1. Introduction

The research described in this paper forms part of a larger project which investigates the discourse structure of email discussions, and also investigates the suitability of Conversation Analysis (CA) developed from the work of Sacks, Schegloff and Jefferson (1974), and Discourse Analysis (DA) developed from the work of Sinclair and Coulthard (1975) for the analysis of email discussion data. Since DA in general does not concern itself with repair, the theoretical framework for the investigation of repair is taken from CA.

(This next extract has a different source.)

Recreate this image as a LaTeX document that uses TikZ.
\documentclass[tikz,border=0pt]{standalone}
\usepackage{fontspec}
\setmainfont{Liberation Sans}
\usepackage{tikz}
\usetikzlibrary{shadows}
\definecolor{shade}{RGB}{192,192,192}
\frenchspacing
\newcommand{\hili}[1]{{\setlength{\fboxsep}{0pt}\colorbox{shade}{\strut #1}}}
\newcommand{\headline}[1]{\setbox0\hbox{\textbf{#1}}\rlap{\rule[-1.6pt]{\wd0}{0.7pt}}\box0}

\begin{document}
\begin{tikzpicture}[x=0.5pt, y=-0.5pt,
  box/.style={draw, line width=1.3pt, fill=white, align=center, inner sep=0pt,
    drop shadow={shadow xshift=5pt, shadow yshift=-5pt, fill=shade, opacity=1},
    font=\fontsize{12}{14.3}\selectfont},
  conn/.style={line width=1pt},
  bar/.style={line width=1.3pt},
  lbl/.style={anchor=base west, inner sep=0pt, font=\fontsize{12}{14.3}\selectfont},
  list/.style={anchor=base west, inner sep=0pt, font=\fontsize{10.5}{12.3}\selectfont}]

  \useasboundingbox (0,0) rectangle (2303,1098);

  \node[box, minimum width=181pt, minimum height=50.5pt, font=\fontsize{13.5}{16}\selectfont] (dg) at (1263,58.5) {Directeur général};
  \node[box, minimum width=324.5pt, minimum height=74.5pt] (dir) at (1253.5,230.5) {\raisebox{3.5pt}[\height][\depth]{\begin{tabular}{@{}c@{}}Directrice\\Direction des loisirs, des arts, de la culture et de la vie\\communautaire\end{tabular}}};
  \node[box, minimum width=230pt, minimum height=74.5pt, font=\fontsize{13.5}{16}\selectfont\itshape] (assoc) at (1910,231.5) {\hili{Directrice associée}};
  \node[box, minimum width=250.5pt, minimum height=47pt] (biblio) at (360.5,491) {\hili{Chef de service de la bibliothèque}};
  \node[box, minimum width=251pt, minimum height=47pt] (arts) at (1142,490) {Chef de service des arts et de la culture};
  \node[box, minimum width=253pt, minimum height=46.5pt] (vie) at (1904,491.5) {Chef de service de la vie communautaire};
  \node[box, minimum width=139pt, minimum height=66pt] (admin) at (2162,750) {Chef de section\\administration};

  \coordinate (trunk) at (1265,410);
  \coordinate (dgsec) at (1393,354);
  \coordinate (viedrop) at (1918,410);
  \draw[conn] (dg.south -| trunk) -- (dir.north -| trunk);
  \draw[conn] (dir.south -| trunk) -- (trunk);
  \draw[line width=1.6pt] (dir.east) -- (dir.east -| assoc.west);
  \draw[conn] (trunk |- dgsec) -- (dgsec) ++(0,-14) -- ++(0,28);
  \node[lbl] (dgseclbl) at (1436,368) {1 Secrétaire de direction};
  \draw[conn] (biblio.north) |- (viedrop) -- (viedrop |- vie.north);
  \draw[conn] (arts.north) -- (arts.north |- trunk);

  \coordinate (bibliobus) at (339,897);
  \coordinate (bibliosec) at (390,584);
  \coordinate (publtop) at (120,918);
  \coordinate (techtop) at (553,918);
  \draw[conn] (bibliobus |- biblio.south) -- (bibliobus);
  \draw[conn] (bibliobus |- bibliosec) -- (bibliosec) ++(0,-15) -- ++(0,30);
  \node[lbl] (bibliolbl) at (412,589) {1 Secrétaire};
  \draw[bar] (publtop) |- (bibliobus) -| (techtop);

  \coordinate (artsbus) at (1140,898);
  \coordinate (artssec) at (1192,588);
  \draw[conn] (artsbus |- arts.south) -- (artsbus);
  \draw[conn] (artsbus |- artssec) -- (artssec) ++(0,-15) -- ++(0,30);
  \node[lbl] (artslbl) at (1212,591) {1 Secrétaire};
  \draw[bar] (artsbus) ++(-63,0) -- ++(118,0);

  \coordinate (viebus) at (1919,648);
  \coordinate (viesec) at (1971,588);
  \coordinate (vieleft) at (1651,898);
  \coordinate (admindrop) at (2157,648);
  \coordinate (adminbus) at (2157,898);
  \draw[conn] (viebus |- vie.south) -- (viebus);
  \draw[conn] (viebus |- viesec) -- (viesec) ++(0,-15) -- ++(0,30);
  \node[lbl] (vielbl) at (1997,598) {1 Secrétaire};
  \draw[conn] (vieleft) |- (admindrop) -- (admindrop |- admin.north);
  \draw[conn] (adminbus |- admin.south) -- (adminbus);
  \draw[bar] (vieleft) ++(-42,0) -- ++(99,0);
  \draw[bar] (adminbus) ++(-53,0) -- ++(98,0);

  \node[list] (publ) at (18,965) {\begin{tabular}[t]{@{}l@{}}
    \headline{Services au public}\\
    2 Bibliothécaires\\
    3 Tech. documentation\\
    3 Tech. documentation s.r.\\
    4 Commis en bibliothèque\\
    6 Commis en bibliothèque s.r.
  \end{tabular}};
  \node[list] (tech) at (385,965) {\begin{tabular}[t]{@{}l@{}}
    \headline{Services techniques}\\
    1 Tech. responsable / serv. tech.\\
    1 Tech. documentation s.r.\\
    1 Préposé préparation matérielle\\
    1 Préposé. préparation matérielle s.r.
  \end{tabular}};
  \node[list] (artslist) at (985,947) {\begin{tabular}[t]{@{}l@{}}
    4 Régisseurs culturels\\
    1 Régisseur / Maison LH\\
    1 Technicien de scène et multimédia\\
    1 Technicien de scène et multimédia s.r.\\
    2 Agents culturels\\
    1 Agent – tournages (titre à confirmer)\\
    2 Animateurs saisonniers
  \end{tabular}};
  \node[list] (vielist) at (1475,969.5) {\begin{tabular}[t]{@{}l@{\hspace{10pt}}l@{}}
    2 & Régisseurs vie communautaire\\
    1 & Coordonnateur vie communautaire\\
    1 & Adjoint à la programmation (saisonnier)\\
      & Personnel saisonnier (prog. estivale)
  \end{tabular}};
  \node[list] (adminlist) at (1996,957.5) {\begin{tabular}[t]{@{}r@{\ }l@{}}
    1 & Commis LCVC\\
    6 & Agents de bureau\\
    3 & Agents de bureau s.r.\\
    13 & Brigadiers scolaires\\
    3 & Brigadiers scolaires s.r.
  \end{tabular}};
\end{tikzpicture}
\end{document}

Although CA was originally used for the investigation of spoken conversation, Sacks et al note that conversation is one of many "speech-exchange systems", others of which include "debates, meetings, press conferences, seminars..." (Sacks et al, 1974, p.729), and that the turn-taking system will vary from one speech exchange system to another. They saw conversation as a standard for comparison with other types of spoken interaction, and indeed CA has been used in this way, in particular for the comparison of various types of institutional talk with the "benchmark" of casual conversation (see for example papers reporting research on a wide range of institutional talk in Drew and Heritage (1992)). Hutchby and Wooffitt (1998, p.148) writing about CA argue that "The significance of this approach is that it succeeds in revealing what is distinctive about interaction in different types of environment". Communicative environments now include virtual environments, so an appropriate extension of the use of CA might therefore be to investigate interaction mediated by computer. The issue is a current one, and a prominent conversation analyst has recently called for the use of CA techniques to analyse Computer-Mediated Communication:

Now that an increasing number of people spend various amounts of their time 'online', chatting with friends or whoever is available, it is time to study Computer-Mediated Conversation (CMC), as we previously studied face-to-face conversation and Telephone (Mediated) Conversation, using the same procedural perspective (ten Have (2000, p.1)).

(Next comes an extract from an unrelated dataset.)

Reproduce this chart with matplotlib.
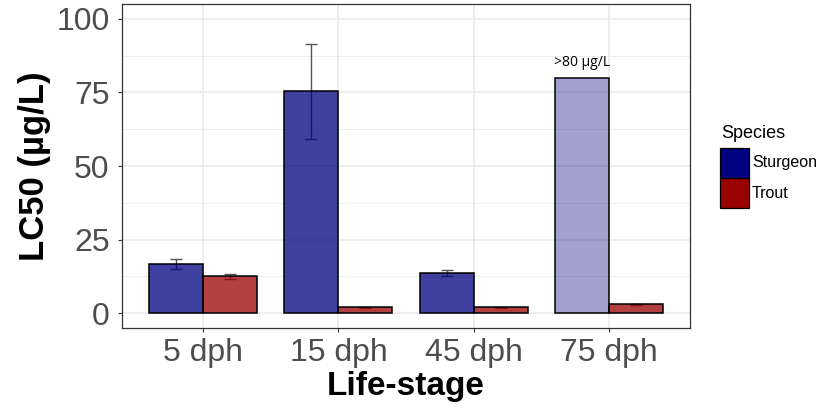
import matplotlib.pyplot as plt
import matplotlib.patches as mpatches
import numpy as np

plt.rcParams['font.family'] = ['Liberation Sans', 'DejaVu Sans']

stages = ['5 dph', '15 dph', '45 dph', '75 dph']
sturgeon = [16.6, 75.3, 13.6, 80.0]
sturgeon_err = [1.7, 16.2, 1.0, 0.0]
trout = [12.5, 2.0, 2.0, 3.0]
trout_err = [0.7, 0.2, 0.2, 0.3]
censored = [False, False, False, True]   # 75 dph: >80 ug/L
species = ['Sturgeon', 'Trout']

C_STUR = '#000080'
C_TROUT = '#990000'
C_GRID = '#EBEBEB'
C_TXT = '#4D4D4D'

W, H = 817, 408
fig = plt.figure(figsize=(W / 100, H / 100), dpi=100)
ax = fig.add_axes([122 / W, (H - 328) / H, 568 / W, 324 / H])

x = np.arange(1, len(stages) + 1)
bw = 0.4

# grid
for yv in [12.5, 37.5, 62.5, 87.5]:
    ax.axhline(yv, color=C_GRID, lw=0.6, zorder=0)
for yv in [0, 25, 50, 75, 100]:
    ax.axhline(yv, color=C_GRID, lw=1.2, zorder=0)
for xv in x:
    ax.axvline(xv, color=C_GRID, lw=1.2, zorder=0)

# error bars (under the semi-transparent bars), none for the censored value
keep = [i for i, c in enumerate(censored) if not c]
ax.errorbar(x[keep] - bw / 2, np.array(sturgeon)[keep],
            yerr=np.array(sturgeon_err)[keep], fmt='none',
            ecolor='#555555', elinewidth=1.0, capsize=4.5, capthick=1.0, zorder=1)
ax.errorbar(x + bw / 2, trout, yerr=trout_err, fmt='none',
            ecolor='#555555', elinewidth=1.0, capsize=4.5, capthick=1.0, zorder=1)

for xi, v, c in zip(x, sturgeon, censored):
    ax.bar(xi - bw / 2, v, width=bw, color=C_STUR, alpha=0.37 if c else 0.75,
           edgecolor='none', zorder=2)
    ax.bar(xi - bw / 2, v, width=bw, facecolor='none', edgecolor='black',
           lw=1.1, zorder=3)
    if c:
        ax.text(xi - bw / 2, v + 2.6, '>80 µg/L', ha='center', va='bottom',
                fontsize=10, family=['Open Sans', 'DejaVu Sans'], color='black')
ax.bar(x + bw / 2, trout, width=bw, color=C_TROUT, alpha=0.75,
       edgecolor='none', zorder=2)
ax.bar(x + bw / 2, trout, width=bw, facecolor='none', edgecolor='black',
       lw=1.1, zorder=3)

ax.set_xlim(0.4, 4.6)
ax.set_ylim(-5, 105)
ax.set_xticks(x)
ax.set_xticklabels(stages)
ax.set_yticks([0, 25, 50, 75, 100])
ax.tick_params(axis='both', labelsize=23, colors='#333333', labelcolor=C_TXT,
               length=3, width=0.8)
ax.tick_params(axis='y', pad=6)
ax.tick_params(axis='x', pad=4)
for sp in ax.spines.values():
    sp.set_color('#333333')
    sp.set_linewidth(0.9)

ax.set_xlabel('Life-stage', fontsize=24, fontweight='bold', labelpad=2)
ax.set_ylabel('LC50 (µg/L)', fontsize=25, fontweight='bold', labelpad=4)

# legend, drawn by hand (keys stacked with no gap, as in ggplot)
fig.text(721 / W, 1 - 133 / H, 'Species', fontsize=13, ha='left', va='center')
for i, (name, col) in enumerate(zip(species, [C_STUR, C_TROUT])):
    top = 148 + i * 30
    fig.patches.append(mpatches.Rectangle(
        (720 / W, 1 - (top + 30) / H), 29 / W, 30 / H, transform=fig.transFigure,
        facecolor=col, edgecolor='black', lw=0.9))
    fig.text(752 / W, 1 - (top + 15) / H, name, fontsize=11.5,
             ha='left', va='center')

fig.savefig('out.png', dpi=100, facecolor='white')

A central concern of CA is that of repair, and Sacks observes that the conversational system contains within itself the mechanisms for dealing with conversational problems:

The business of remedial exchanges is to handle problems of local order in conversation: failures to understand, failures to hear, interruptions, silences, more than one person starting up at the same time, etc. It turns out that the means for remedying local problems of order in conversation are adjacency pairs. (Sacks (1995), Vol 2, p.525)

This paper investigates the use of repair in email discussions, and, since common sources of trouble in email discussions are turns which are considered to be in some way inappropriate, it investigates how participants deal with inappropriate turns.